|TRENTON – Acting Attorney General John J. Hoffman announced that a North Carolina man pleaded guilty today to charges that he brought millions of dollars in counterfeit poker chips to Atlantic City to use in a poker tournament at the Borgata Casino. The scheme was discovered after he clogged a pipe at the Harrah’s Casino Hotel by flushing hundreds of counterfeit chips down the toilet in his room.
Christian Lusardi, 43, of Fayetteville, N.C., pleaded guilty today to charges of second-degree trademark counterfeiting and third-degree criminal mischief before Superior Court Judge Bernard E. DeLury Jr. in Atlantic County. Lusardi was indicted on July 8 by an Atlantic County grand jury. Under the plea agreement, the state will recommend that Lusardi be sentenced to five years in state prison on the trademark counterfeiting charge and three years in state prison on the criminal mischief charge, with the two sentences to run concurrently. In addition, Lusardi will be required to pay restitution of $463,540 to the Borgata to cover revenues it lost on the poker tournament and $9,455 to Harrah’s Casino Hotel to pay for the plumbing damage he caused with the poker chips. That damage is the basis for the criminal mischief charge. Judge DeLury scheduled sentencing for Lusardi for Oct. 22.
Deputy Attorney General Kerry DiJoseph prosecuted Lusardi and took the guilty plea for the Division of Criminal Justice Specialized Crimes Bureau-Casino Prosecution Unit. The case was investigated by the New Jersey State Police and the Division of Criminal Justice. Detective Sgt. Arthur Ferrari and Detective Sgt. 1st Class Eric Hubbs were lead detectives for the State Police Casino Investigations Unit.
Lusardi participated as a player in the Borgata’s “Winter Poker Open,” which began on Jan. 14, 2014. The tournament, which was supposed to continue for three weeks, was terminated after just three days due to the discovery of the counterfeit poker chips. Investigators discovered that $800,000 in counterfeit chips had been put into play during the first two days of the tournament.
“Lusardi’s counterfeiting scheme sabotaged a major professional poker tournament at the Borgata, not to mention the plumbing at Harah’s Casino Hotel,” said Acting Attorney General Hoffman. “In addition to facing a substantial prison sentence, Lusardi must pay nearly half a million dollars in restitution.”
“Counterfeiting is a serious crime that carries stiff penalties, as this case demonstrates,” said Director Elie Honig of the Division of Criminal Justice. “Lusardi clearly feared that his scheme would be exposed, or he wouldn’t have resorted to such a desperate measure to dispose of his phony chips.”
“When you gamble on a flush in high-stakes poker, you either win big or lose big,” said Colonel Rick Fuentes, Superintendent of the New Jersey State Police. “Lusardi lost big when his alleged scheme was foiled by a leaking sewer pipe, which led to his quick apprehension by the New Jersey State Police Casino Investigations Unit.”
The counterfeit chips were discovered on Jan. 16, 2014, after guests at Harrah’s Casino Hotel reported a leak in the sewer line in two adjoining hotel rooms.
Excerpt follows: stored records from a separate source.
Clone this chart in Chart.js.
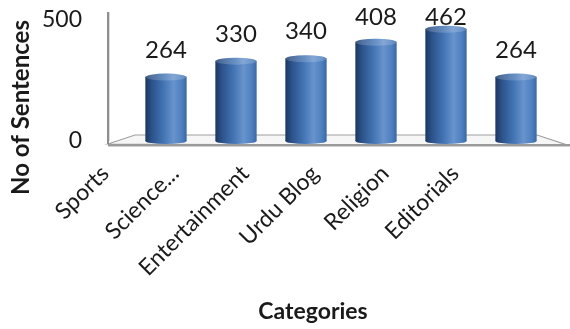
<!DOCTYPE html>
<html>
<head>
<meta charset="utf-8">
<script src="https://cdn.jsdelivr.net/npm/chart.js@4"></script>
<style>
  html, body { margin: 0; padding: 0; background: #fff; }
  #wrap { width: 570px; height: 329px; }
</style>
</head>
<body>
<div id="wrap"><canvas id="chart" width="570" height="329"></canvas></div>
<script>
// data
const categories = ['Sports', 'Science...', 'Entertainment', 'Urdu Blog', 'Religion', 'Editorials'];
const sentences = [264, 330, 340, 408, 462, 264];
const yTicks = [0, 500];
const yTitle = 'No of Sentences';
const xTitle = 'Categories';

const FONT = 'Lato, Carlito, Calibri, sans-serif';
const TEXT = '#1a1a1a';
const BAR_PCT = 0.59;

// horizontal shading so each bar looks like a cylinder
function shade(g) {
    g.addColorStop(0, '#1b365e');
    g.addColorStop(0.15, '#2b5189');
    g.addColorStop(0.45, '#4475b5');
    g.addColorStop(0.68, '#6893cd');
    g.addColorStop(0.88, '#4f80c0');
    g.addColorStop(1, '#3a67a3');
    return g;
}

function barFill(context) {
    const chart = context.chart;
    const xs = chart.scales.x;
    if (!xs || context.dataIndex === undefined) return '#4475b5';
    const centre = xs.getPixelForValue(context.dataIndex);
    const half = xs.width / categories.length * BAR_PCT / 2;
    if (!Number.isFinite(centre) || !Number.isFinite(half) || half <= 0) return '#4475b5';
    return shade(chart.ctx.createLinearGradient(centre - half, 0, centre + half, 0));
}

// floor and back wall of the 3D look
const floor3d = {
    id: 'floor3d',
    beforeDatasetsDraw(chart) {
        const { ctx, chartArea: a } = chart;
        ctx.save();
        ctx.beginPath();
        ctx.moveTo(a.left - 23, a.bottom + 3);
        ctx.lineTo(a.left + 4, a.bottom - 6);
        ctx.lineTo(a.right - 14, a.bottom - 6);
        ctx.lineTo(chart.width, a.bottom + 5);
        ctx.closePath();
        ctx.fillStyle = '#f6f6f6';
        ctx.fill();
        ctx.strokeStyle = '#a0a0a0';
        ctx.lineWidth = 1.2;
        ctx.stroke();
        ctx.fillStyle = '#9a9a9a';
        ctx.fillRect(a.left - 23, a.bottom + 3, chart.width - a.left + 23, 2);
        ctx.fillStyle = '#d0d0d0';
        ctx.fillRect(a.left - 23, a.bottom + 5, chart.width - a.left + 23, 1);
        // wall edge
        ctx.fillStyle = '#8e8e8e';
        ctx.fillRect(a.left - 24, a.top - 8, 2, a.bottom - a.top + 11);
        ctx.fillStyle = '#dadada';
        ctx.fillRect(a.left - 22, a.top - 8, 1, a.bottom - a.top + 8);
        ctx.restore();
    }
};

// cylinder caps, value labels and the two axis titles
const decorations = {
    id: 'decorations',
    afterDatasetsDraw(chart) {
        const { ctx, chartArea: a } = chart;
        const meta = chart.getDatasetMeta(0);
        ctx.save();
        meta.data.forEach((bar, i) => {
            const half = bar.width / 2;
            if (!Number.isFinite(bar.x) || !Number.isFinite(half)) return;
            const g = shade(ctx.createLinearGradient(bar.x - half, 0, bar.x + half, 0));
            ctx.fillStyle = g;
            ctx.beginPath();
            ctx.ellipse(bar.x, bar.base, half, 3, 0, 0, Math.PI * 2);
            ctx.fill();
            ctx.beginPath();
            ctx.ellipse(bar.x, bar.y, half, 3.5, 0, 0, Math.PI * 2);
            ctx.fill();
            ctx.fillStyle = 'rgba(255,255,255,0.18)';
            ctx.fill();

            ctx.fillStyle = TEXT;
            ctx.font = '24px ' + FONT;
            ctx.textAlign = 'center';
            ctx.textBaseline = 'middle';
            ctx.fillText(sentences[i], bar.x, Math.max(bar.y - 27, 17));
        });

        ctx.fillStyle = TEXT;
        ctx.textAlign = 'center';
        ctx.textBaseline = 'middle';
        ctx.font = 'bold 23px ' + FONT;
        ctx.fillText(xTitle, (a.left + a.right) / 2 - 28, chart.height - 17);

        ctx.font = 'bold 24px ' + FONT;
        ctx.translate(21, (a.top + a.bottom) / 2 + 27);
        ctx.rotate(-Math.PI / 2);
        ctx.fillText(yTitle, 0, 0);
        ctx.restore();
    }
};

new Chart(document.getElementById('chart'), {
    type: 'bar',
    data: {
        labels: categories,
        datasets: [{
            data: sentences,
            backgroundColor: barFill,
            borderWidth: 0,
            categoryPercentage: 1,
            barPercentage: BAR_PCT
        }]
    },
    options: {
        responsive: false,
        animation: false,
        devicePixelRatio: 1,
        layout: { padding: { top: 20, right: 19, left: 0, bottom: 0 } },
        plugins: {
            legend: { display: false },
            tooltip: { enabled: false }
        },
        scales: {
            x: {
                grid: { display: false, drawTicks: false },
                border: { display: false },
                ticks: {
                    color: TEXT,
                    font: { family: FONT, size: 23 },
                    minRotation: 45,
                    maxRotation: 45,
                    autoSkip: false,
                    padding: 19,
                    labelOffset: -61
                },
                afterFit: s => { s.height = 188; }
            },
            y: {
                min: 0,
                max: 500,
                grid: { display: false, drawTicks: false },
                border: { display: false },
                afterBuildTicks: s => { s.ticks = yTicks.map(v => ({ value: v })); },
                ticks: {
                    color: TEXT,
                    font: { family: FONT, size: 23 },
                    padding: 49
                },
                afterFit: s => { s.width = 131; s.paddingTop = 0; s.paddingBottom = 0; }
            }
        }
    },
    plugins: [floor3d, decorations]
});
</script>
</body>
</html>
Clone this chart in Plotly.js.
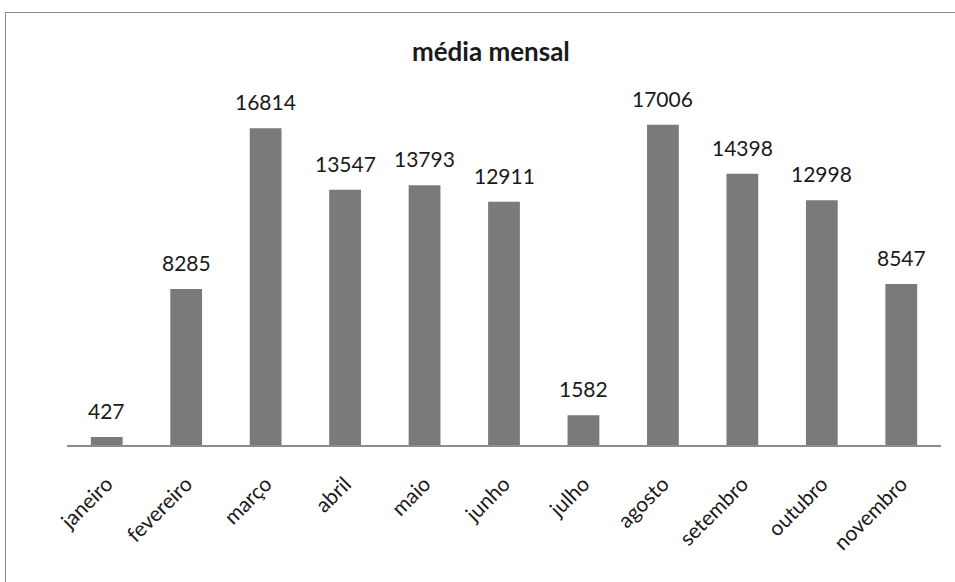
<!DOCTYPE html>
<html>
<head>
<meta charset="utf-8">
<script src="https://cdn.plot.ly/plotly-3.0.1.min.js"></script>
<style>
html,body{margin:0;padding:0;background:#fff;}
#wrap{position:relative;width:955px;height:582px;overflow:hidden;}
#chart{position:absolute;left:0;top:0;width:955px;height:582px;}
#frame{position:absolute;left:5px;top:12px;width:1000px;height:700px;border:1px solid #8a8a8a;pointer-events:none;}
</style>
</head>
<body>
<div id="wrap">
<div id="chart"></div>
<div id="frame"></div>
</div>
<script>
var months = ["janeiro","fevereiro","março","abril","maio","junho","julho","agosto","setembro","outubro","novembro"];
var values = [427, 8285, 16814, 13547, 13793, 12911, 1582, 17006, 14398, 12998, 8547];
var tickLabels = ["janeiro","fevereiro","março","abril","maio","junho","julho","agosto","setembro","outubro","novembro"];
var chartTitle = "média mensal";

var fontFam = "Lato, 'Open Sans', sans-serif";

var trace = {
  type: "bar",
  x: months,
  y: values,
  width: 0.4,
  marker: {color: "#7a7a7a"},
  hoverinfo: "x+y"
};

var annotations = months.map(function(m, i){
  return {
    x: m, y: values[i], xref: "x", yref: "y",
    text: String(values[i]),
    showarrow: false,
    yanchor: "bottom",
    yshift: 12,
    font: {family: fontFam, size: 21, color: "#1a1a1a"}
  };
});

var layout = {
  width: 955, height: 582,
  margin: {l: 67, r: 14, t: 106, b: 137},
  paper_bgcolor: "#ffffff",
  plot_bgcolor: "#ffffff",
  showlegend: false,
  title: {
    text: "<b>" + chartTitle + "</b>",
    x: 0.514, xref: "container", xanchor: "center",
    y: 0.91, yref: "container", yanchor: "middle",
    font: {family: fontFam, size: 26, color: "#1a1a1a"}
  },
  xaxis: {
    tickmode: "array",
    tickvals: months,
    ticktext: tickLabels,
    tickangle: -45,
    ticks: "",
    ticklabelstandoff: 17,
    showline: true,
    linecolor: "#8c8c8c",
    linewidth: 1.5,
    showgrid: false,
    zeroline: false,
    tickfont: {family: fontFam, size: 21, color: "#1a1a1a"}
  },
  yaxis: {
    range: [0, 18000],
    visible: false,
    showgrid: false,
    zeroline: false
  },
  annotations: annotations
};

Plotly.newPlot("chart", [trace], layout, {displayModeBar: false, staticPlot: true});
</script>
</body>
</html>
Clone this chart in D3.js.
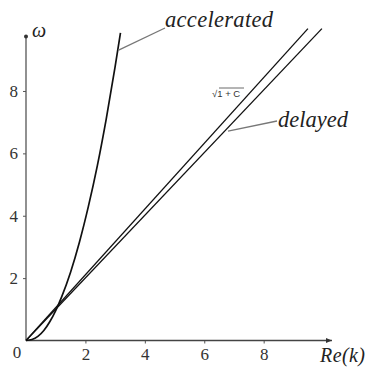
<!DOCTYPE html>
<html>
<head>
<meta charset="utf-8">
<script src="https://cdn.jsdelivr.net/npm/d3@7"></script>
<style>
  body { margin: 0; background: #fff; }
  svg { display: block; }
  .serif { font-family: "Liberation Serif", Tinos, "Times New Roman", Times, serif; }
</style>
</head>
<body>
<svg id="chart" width="367" height="369"></svg>
<script>
// values
var accelK = [0, 0.2, 0.4, 0.6, 0.8, 1.0, 1.2, 1.5, 1.8, 2.1, 2.4, 2.7, 3.0, 3.18];
var accelW = [0, 0.03, 0.13, 0.32, 0.6, 0.96, 1.4, 2.19, 3.16, 4.3, 5.6, 7.1, 8.78, 9.86];
var sqrtK = [0, 9.49];
var sqrtW = [0, 10.0];
var delayK = [0, 9.96];
var delayW = [0, 10.0];
var xTicks = [2, 4, 6, 8];
var yTicks = [2, 4, 6, 8];

var svg = d3.select('#chart');
var x = d3.scaleLinear().domain([0, 10.3]).range([26, 332]);
var y = d3.scaleLinear().domain([0, 9.75]).range([340.5, 36.4]);

// axes
var gx = svg.append("g")
    .attr("transform", "translate(0," + y(0) + ")")
    .call(d3.axisBottom(x).tickValues(xTicks).tickSize(3).tickPadding(4));
var gy = svg.append("g")
    .attr("transform", "translate(" + x(0) + ",0)")
    .call(d3.axisLeft(y).tickValues(yTicks).tickSize(3).tickPadding(5));
gx.select(".domain").remove();
gy.select(".domain").remove();
gx.attr("font-family", null).attr("font-size", null).attr("class", "serif");
gy.attr("font-family", null).attr("font-size", null).attr("class", "serif");
svg.selectAll(".tick line").attr("stroke", "#555");
svg.selectAll(".tick text")
    .attr("font-size", 17)
    .attr("fill", "#333");

svg.append("line")
    .attr("x1", x(0)).attr("x2", x(10.3))
    .attr("y1", y(0)).attr("y2", y(0))
    .attr("stroke", "#444").attr("stroke-width", 1.3);
svg.append("line")
    .attr("x1", x(0)).attr("x2", x(0))
    .attr("y1", y(0)).attr("y2", y(9.75))
    .attr("stroke", "#555").attr("stroke-width", 1.3);
// arrow heads
svg.append("path")
    .attr("d", "M" + x(10.3) + "," + y(0) + "l-6,-2.5l0,5z")
    .attr("fill", "#333");
svg.append("circle")
    .attr("cx", x(0)).attr("cy", y(9.75)).attr("r", 2)
    .attr("fill", "#333");

svg.append("text")
    .attr("class", "serif")
    .attr("x", 17).attr("y", 358)
    .attr("text-anchor", "middle")
    .attr("font-size", 17).attr("fill", "#333")
    .text("0");

// curves
var line = d3.line().x(function(d) { return x(d[0]); }).y(function(d) { return y(d[1]); });
var curve = d3.line().curve(d3.curveMonotoneX)
    .x(function(d) { return x(d[0]); }).y(function(d) { return y(d[1]); });

svg.append("path")
    .attr("d", curve(d3.zip(accelK, accelW)))
    .attr("fill", "none").attr("stroke", "#111").attr("stroke-width", 1.7);
svg.append("path")
    .attr("d", line(d3.zip(sqrtK, sqrtW)))
    .attr("fill", "none").attr("stroke", "#111").attr("stroke-width", 1.3);
svg.append("path")
    .attr("d", line(d3.zip(delayK, delayW)))
    .attr("fill", "none").attr("stroke", "#111").attr("stroke-width", 1.3);

// leaders and labels
svg.append("line")
    .attr("x1", x(3.1)).attr("y1", y(9.3))
    .attr("x2", 165).attr("y2", 28)
    .attr("stroke", "#777").attr("stroke-width", 1.3);
svg.append("line")
    .attr("x1", x(6.8)).attr("y1", y(6.71))
    .attr("x2", 277).attr("y2", 121)
    .attr("stroke", "#777").attr("stroke-width", 1.3);

function label(tx, ty, size, txt, len) {
    var t = svg.append("text")
        .attr("class", "serif")
        .attr("x", tx).attr("y", ty)
        .attr("font-style", "italic")
        .attr("font-size", size).attr("fill", "#222")
        .text(txt);
    if (len) t.attr("textLength", len);
    return t;
}
label(165, 27, 22.5, "accelerated", 108);
label(278, 127, 22.5, "delayed", 70);
label(320, 362, 20, "Re(k)", 45);
label(32, 37, 20, "ω");

// sqrt(1+C) label
svg.append("text")
    .attr("x", 212).attr("y", 97)
    .attr("font-family", "Liberation Sans, sans-serif")
    .attr("font-size", 9.5).attr("fill", "#333")
    .text("√1 + C");
svg.append("line")
    .attr("x1", 219).attr("x2", 244)
    .attr("y1", 88).attr("y2", 88)
    .attr("stroke", "#444").attr("stroke-width", 0.8);
</script>
</body>
</html>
Hotel staff found that the leak was caused by Borgata poker chips that had been flushed down a toilet. A total of 494 gray $5,000 chips and nine mustard $25,000 chips were extracted from the plumbing and turned over to the Borgata. The total face value of the chips was $2,695,000. The chips were examined and determined to be counterfeit Borgata Winter Poker Open Tournament poker chips. Stickers with a counterfeit Borgata trademark were affixed to the chips to make them appear authentic.
The tournament was suspended by the Borgata on Jan. 17, 2014, and the New Jersey Division of Gaming Enforcement (DGE) issued an order canceling the tournament on Jan. 18. DGE Director David Rebuck later issued an order directing the fair distribution of remaining prize funds and refund of entry fees by the Borgata. An audit of the chips used in the tournament revealed 160 counterfeit $5,000 chips, which were put into play during the first two days of the tournament. In addition, 22 more fake $5,000 chips were found in a clogged toilet in a men’s room at the Borgata on Jan. 18. The total face value of the counterfeit chips recovered was $3,605,000. The State Police quickly identified Lusardi as the man responsible for the counterfeit chips, and he was arrested on Jan. 24 at another hotel in Atlantic City. Lusardi ordered the poker chips over the Internet from a manufacturer in China and affixed the counterfeit logo stickers to them.